The beauty and personal-care company Unilever said on Tuesday that it would no longer use the word “normal” on its products and in its advertising, following a study that revealed it makes most people feel excluded.
Unilever, a London-based company that owns Dove, Axe, Sunsilk and Vaseline, among other personal-care brands, also said it would not digitally alter the body shape, size and skin color of models in its advertising as part of its Positive Beauty initiative, according to a news release. And the company promised to increase the number of ads featuring underrepresented people, without specifying which groups.
An aim of these steps and others, Unilever said, was to better “challenge narrow beauty ideals.”
The advertising changes came after the company commissioned a 10,000-person study across nine countries, including Brazil, China, Nigeria, Saudi Arabia and the United States.
The study found that 56 percent of participants thought that the beauty industry could make people feel excluded, and that as many as seven in 10 people agreed that the word “normal” on products and in advertising had negative effects. That figure rose to eight in 10 for people between the ages of 18 and 35.
Seventy-four percent of participants said they wanted the beauty industry to make them feel better, not just look better.

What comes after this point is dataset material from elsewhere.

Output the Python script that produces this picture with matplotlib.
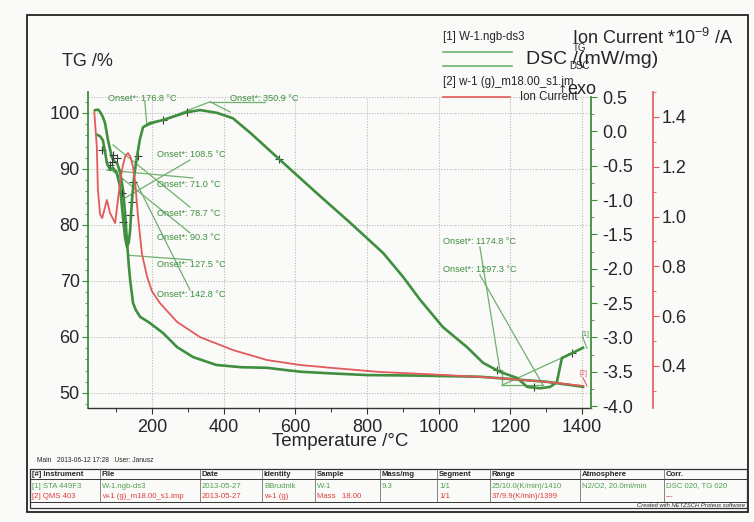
import matplotlib
matplotlib.use('Agg')
import matplotlib.pyplot as plt
from matplotlib.ticker import MultipleLocator, FixedLocator, FormatStrFormatter

plt.rcParams['font.family'] = ['Liberation Sans', 'DejaVu Sans']
plt.rcParams['mathtext.fontset'] = 'custom'
plt.rcParams['mathtext.rm'] = 'Liberation Sans'
plt.rcParams['mathtext.default'] = 'regular'
plt.rcParams['axes.unicode_minus'] = False

# ---------------- data ----------------
tg_temp = [41, 50, 55, 62, 69, 77, 88, 95, 102, 111, 119, 125, 130, 135, 139, 147, 155, 167,
           194, 231, 270, 315, 380, 450, 520, 613, 700, 800, 950, 1115, 1200, 1302, 1403]
tg_vals = [100.5, 100.6, 100.2, 99.4, 98.2, 95.2, 92.1, 91.3, 91.1, 89.5, 86.3, 82.0, 77.3, 73.0,
           70.2, 66.1, 64.8, 63.6, 62.5, 60.7, 58.2, 56.4, 55.0, 54.6, 54.5, 53.8, 53.5, 53.2,
           53.1, 52.9, 52.5, 52.0, 51.1]

dsc_temp = [47, 55, 63, 70, 74, 83, 91, 102, 111, 119, 125, 130, 135, 139, 144, 151, 158, 166,
            175, 194, 231, 298, 334, 381, 426, 474, 554, 660, 753, 845, 901, 948, 1012, 1079,
            1124, 1171, 1219, 1247, 1283, 1311, 1330, 1338, 1344, 1372, 1403]
dsc_vals = [-0.05, -0.07, -0.13, -0.33, -0.46, -0.56, -0.53, -0.61, -0.81, -1.25, -1.55, -1.68,
            -1.62, -1.44, -1.0, -0.62, -0.37, -0.12, 0.06, 0.12, 0.165, 0.28, 0.31, 0.27, 0.19,
            -0.02, -0.40, -0.90, -1.33, -1.77, -2.12, -2.45, -2.85, -3.14, -3.37, -3.50, -3.59,
            -3.72, -3.74, -3.72, -3.65, -3.45, -3.30, -3.23, -3.15]

ic_temp = [39, 46, 49, 55, 61, 69, 74, 83, 97, 105, 112, 119, 126, 133, 140, 147, 154, 161, 172,
           186, 200, 222, 270, 334, 426, 521, 613, 705, 836, 1000, 1115, 1200, 1302, 1403]
ic_vals = [1.42, 1.28, 1.11, 1.01, 0.994, 1.038, 1.067, 1.014, 0.974, 1.067, 1.15, 1.207, 1.245,
           1.255, 1.24, 1.2, 1.12, 1.0, 0.85, 0.76, 0.70, 0.653, 0.577, 0.516, 0.464, 0.424,
           0.404, 0.392, 0.376, 0.365, 0.356, 0.348, 0.336, 0.32]

x_ticks = [200, 400, 600, 800, 1000, 1200, 1400]
tg_ticks = [50, 60, 70, 80, 90, 100]
dsc_ticks = [0.5, 0.0, -0.5, -1.0, -1.5, -2.0, -2.5, -3.0, -3.5, -4.0]
ic_ticks = [0.4, 0.6, 0.8, 1.0, 1.2, 1.4]

onset_labels = ['Onset*: 176.8 °C', 'Onset*: 350.9 °C', 'Onset*: 108.5 °C', 'Onset*: 71.0 °C',
                'Onset*: 78.7 °C', 'Onset*: 90.3 °C', 'Onset*: 127.5 °C', 'Onset*: 142.8 °C',
                'Onset*: 1174.8 °C', 'Onset*: 1297.3 °C']
onset_T = [77, 418, 214, 214, 214, 214, 214, 214, 1012, 1012]
onset_TG = [102.5, 102.5, 92.5, 87.3, 82.1, 77.7, 72.9, 67.5, 77.1, 72.1]

ann_lines = [((180, 102.0), (186, 97.7)), ((186, 97.7), (362, 102.0)), ((362, 102.0), (515, 102.0)),
             ((362, 102.0), (418, 100.2)), ((306, 91.6), (116, 84.5)), ((74, 89.8), (314, 88.4)),
             ((91, 94.3), (306, 83.2)), ((88, 89.8), (306, 78.6)), ((133, 74.6), (312, 73.75)),
             ((153, 88.0), (306, 68.4)), ((1115, 76.1), (1171, 54.1)), ((1177, 54.1), (1177, 51.4)),
             ((1177, 51.4), (1291, 51.4)), ((1177, 51.4), (1372, 57.1)), ((1115, 71.1), (1291, 51.4)),
             ((1403, 59.8), (1414, 58.0))]
ann_red_lines = [((1403, 52.7), (1414, 51.25))]

plus_T = [60, 88, 91, 102, 83, 116, 119, 139, 144, 147, 161, 231, 298, 554, 1163, 1266, 1372]
plus_TG = [93.4, 91.25, 92.5, 92.0, 90.7, 85.7, 80.5, 81.8, 84.1, 87.7, 92.3, 98.75, 100.2, 91.8,
           54.1, 51.1, 57.1]

table_header = ['[#] Instrument', 'File', 'Date', 'Identity', 'Sample', 'Mass/mg', 'Segment',
                'Range', 'Atmosphere', 'Corr.']
table_row1 = ['[1] STA 449F3', 'W-1.ngb-ds3', '2013-05-27', 'BBrudnik', 'W-1', '9.3', '1/1',
              '25/10.0(K/min)/1410', 'N2/O2, 20.0ml/min', 'DSC 020, TG 020']
table_row2 = ['[2] QMS 403', 'w-1 (g)_m18.00_s1.imp', '2013-05-27', 'w-1 (g)', 'Mass   18.00', '',
              '1/1', '37/9.9(K/min)/1399', '', '---']

# ---------------- figure ----------------
W, H = 754, 522
fig = plt.figure(figsize=(W / 100, H / 100), dpi=100)
fig.patch.set_facecolor('#fafaf8')

GREEN = '#3f8f3f'
LGREEN = '#6fb06f'
RED = '#e25a5a'
TXT = '#262626'

ax = fig.add_axes([88 / W, 1 - 408 / H, 503 / W, 316 / H])
ax.set_facecolor('none')
ax.set_xlim(21.4, 1425.2)
ax.set_ylim(47.32, 103.75)
ax2 = ax.twinx()
ax2.set_ylim(-4.027, 0.573)
ax3 = ax.twinx()
ax3.set_ylim(0.2313, 1.5004)

# grid
gcol = '#b8b8b8'
ax.vlines(x_ticks, 47.32, 102.86, colors=gcol, linestyles=(0, (1, 1.5)), linewidth=0.8, zorder=0)
ax.hlines(tg_ticks + [102.86], 21.4, 1425.2, colors=gcol, linestyles=(0, (1, 1.5)), linewidth=0.8, zorder=0)

# spines
for s in ['top', 'right']:
    ax.spines[s].set_visible(False)
ax.spines['left'].set_color(GREEN)
ax.spines['left'].set_linewidth(1.3)
ax.spines['bottom'].set_color('#333333')
ax.spines['bottom'].set_linewidth(1.0)
for a in (ax2, ax3):
    for s in ['top', 'left', 'bottom']:
        a.spines[s].set_visible(False)
ax2.spines['right'].set_color(GREEN)
ax2.spines['right'].set_linewidth(1.3)
ax2.spines['right'].set_bounds(-4.027, 0.5)
ax3.spines['right'].set_color(RED)
ax3.spines['right'].set_linewidth(1.2)
ax3.spines['right'].set_position(('axes', (653 - 88) / 503))

# ticks
ax.xaxis.set_major_locator(FixedLocator(x_ticks))
ax.xaxis.set_minor_locator(MultipleLocator(100))
ax.tick_params(axis='x', which='both', direction='out', color='#333333', labelsize=13,
               labelcolor=TXT, pad=4)
ax.tick_params(axis='x', which='major', length=4, width=0.8)
ax.tick_params(axis='x', which='minor', length=3, width=0.7)
ax.yaxis.set_major_locator(FixedLocator(tg_ticks))
ax.yaxis.set_minor_locator(MultipleLocator(2))
ax.tick_params(axis='y', which='both', direction='out', color=GREEN, labelsize=13,
               labelcolor=TXT, pad=2)
ax.tick_params(axis='y', which='major', length=4, width=0.8)
ax.tick_params(axis='y', which='minor', length=2, width=0.6)

ax2.yaxis.set_major_locator(FixedLocator(dsc_ticks))
ax2.yaxis.set_minor_locator(MultipleLocator(0.25))
ax2.yaxis.set_major_formatter(FormatStrFormatter('%.1f'))
ax2.tick_params(axis='y', which='both', direction='out', color=GREEN, labelsize=13,
                labelcolor=TXT, pad=4)
ax2.tick_params(axis='y', which='major', length=4, width=0.8)
ax2.tick_params(axis='y', which='minor', length=2, width=0.6)

ax3.yaxis.set_major_locator(FixedLocator(ic_ticks))
ax3.yaxis.set_minor_locator(FixedLocator([0.3, 0.5, 0.7, 0.9, 1.1, 1.3, 1.5]))
ax3.yaxis.set_major_formatter(FormatStrFormatter('%.1f'))
ax3.tick_params(axis='y', which='both', direction='out', color=RED, labelsize=13,
                labelcolor=TXT, pad=2)
ax3.tick_params(axis='y', which='major', length=4, width=0.8)
ax3.tick_params(axis='y', which='minor', length=2, width=0.6)

# annotations (onset constructions)
for (p0, p1) in ann_lines:
    ax.plot([p0[0], p1[0]], [p0[1], p1[1]], color=LGREEN, lw=0.9, zorder=2)
for (p0, p1) in ann_red_lines:
    ax.plot([p0[0], p1[0]], [p0[1], p1[1]], color=RED, lw=0.8, zorder=2)
for t, v, s in zip(onset_T, onset_TG, onset_labels):
    ax.text(t, v, s, fontsize=6.6, color=GREEN, va='center', ha='left', zorder=3)
ax.text(1398, 60.4, '[1]', fontsize=5, color=GREEN, ha='left', va='center')
ax.text(1394, 53.4, '[2]', fontsize=5, color=RED, ha='left', va='center')
ax.plot(plus_T, plus_TG, linestyle='none', marker='+', color='#3a3a3a', ms=6, mew=0.8, zorder=4)

# curves
ax3.plot(ic_temp, ic_vals, color=RED, lw=1.3, zorder=2)
ax.plot(tg_temp, tg_vals, color=GREEN, lw=1.9, zorder=3)
ax2.plot(dsc_temp, dsc_vals, color=GREEN, lw=1.9, zorder=3)

# ---------------- overlay (labels, legend, frame, table) ----------------
ov = fig.add_axes([0, 0, 1, 1])
ov.set_xlim(0, W)
ov.set_ylim(H, 0)
ov.axis('off')
ov.patch.set_alpha(0)

ov.add_patch(plt.Rectangle((27, 15), 721, 497, fill=False, ec='#222222', lw=1.3))
ov.text(62, 62, 'TG /%', fontsize=13, color=TXT, va='center', ha='left')
ov.text(340, 442, 'Temperature /°C', fontsize=13.5, color=TXT, va='center', ha='center')
ov.text(572, 38, 'Ion Current *10$^{-9}$ /A', fontsize=13, color=TXT, va='center', ha='left')
ov.text(526, 60, 'DSC /(mW/mg)', fontsize=14, color=TXT, va='center', ha='left')
ov.text(580, 48, 'TG', fontsize=7, color=TXT, va='center', ha='center')
ov.text(580, 66, 'DSC', fontsize=7, color=TXT, va='center', ha='center')
ov.text(567, 90, 'exo', fontsize=13, color=TXT, va='center', ha='left')
ov.text(562, 90, '↑', fontsize=8, color=TXT, va='center', ha='center', family='DejaVu Sans')

ov.text(443, 37, '[1] W-1.ngb-ds3', fontsize=8.3, color=TXT, va='center', ha='left')
ov.plot([443, 512], [52, 52], color=LGREEN, lw=1.2)
ov.plot([443, 512], [66, 66], color=LGREEN, lw=1.2)
ov.text(443, 82, '[2] w-1 (g)_m18.00_s1.im', fontsize=8.3, color=TXT, va='center', ha='left')
ov.plot([443, 510], [97, 97], color=RED, lw=1.2)
ov.text(520, 97, 'Ion Current', fontsize=8.3, color=TXT, va='center', ha='left')

ov.text(37, 460, 'Main   2013-06-12 17:28   User: Janusz', fontsize=4.8, color=TXT, va='center', ha='left')

# table
col_x = [30, 100, 200, 262, 315, 380, 437, 490, 580, 664]
tl, tr, tt, th, tdb, tb = 30, 747, 469, 479, 502, 508
ov.add_patch(plt.Rectangle((tl, tt), tr - tl, tb - tt, fill=False, ec='#333333', lw=0.9))
ov.plot([tl, tr], [th, th], color='#333333', lw=0.7)
ov.plot([tl, tr], [tdb, tdb], color='#333333', lw=0.7)
for cx in col_x[1:]:
    ov.plot([cx, cx], [tt, tdb], color='#555555', lw=0.5)
for cx, h, r1, r2 in zip(col_x, table_header, table_row1, table_row2):
    ov.text(cx + 2, 474, h, fontsize=5.6, fontweight='bold', color=TXT, va='center', ha='left')
    ov.text(cx + 2, 486, r1, fontsize=5.6, color='#4fa04f', va='center', ha='left')
    ov.text(cx + 2, 497, r2, fontsize=5.6, color='#e03c3c', va='center', ha='left')
ov.text(745, 505.5, 'Created with NETZSCH Proteus software', fontsize=4.2, style='italic',
        color=TXT, va='center', ha='right')

fig.savefig('out.png', dpi=100, facecolor=fig.get_facecolor())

“We know that removing ‘normal’ from our products and packaging will not fix the problem alone, but it is an important step forward,” Sunny Jain, Unilever’s president of beauty and personal care, said in the statement. Mr. Jain added that the company was committed to tackling harmful norms and stereotypes.
A spokeswoman for Unilever said on Tuesday that the company had over 200 products that included the word “normal” on the label. She said the company had already started the removal process, with aims to have it fully completed by March 2022.
The changes were long overdue and “completely necessary” after last year’s worldwide Black Lives Matter demonstrations, said Ateh Jewel, a beauty journalist and an advisory board member of the British Beauty Council, an organization that represents the British beauty industry.
“Saying the word ‘normal’ has been used to set you apart,” Ms. Jewel said. “I am normal. My dark skin is normal. My juicy West African curvy body is normal. Everything about me is normal.”
Products using the term “normal” could make a person feel anything but, she said, adding that its use could be dangerous for a person’s self-esteem and mental health.
Unilever’s decision just “scratches the surface” on what needs to be done more broadly, Ms. Jewel said. She suggested that beauty companies should also focus their attention on recruiting more diverse candidates for seats in the boardroom and for positions in cosmetic labs.
Last summer, in response to the international outrage over the killing of George Floyd, institutional racism and police violence, Unilever was one of several household beauty companies that rushed to declare its opposition to racism. In June, Johnson & Johnson said it would stop selling skin-whitening lotions, including Neutrogena Fine Fairness and Clear Fairness by Clean & Clear. That same month, L’Oreal also said it would stop using words like “whitening” on its products.
At the time, the company, formed in 1930 by the merger of Unie, a Dutch margarine maker, and Lever Brothers, a British soap company, said it would remove the words “fair/fairness, white/whitening, and light/lightening” from product packaging and communications. The company also committed to changing the name of its Fair & Lovely brand, a juggernaut in India that for decades marketed lighter skin as a path to happiness.
“Words are powerful and we’re so used to having this unconscious bias,” Ms. Jewel said. “It just washes over us. We don’t even realize what we’re saying because we’ve been spoon-fed racism.”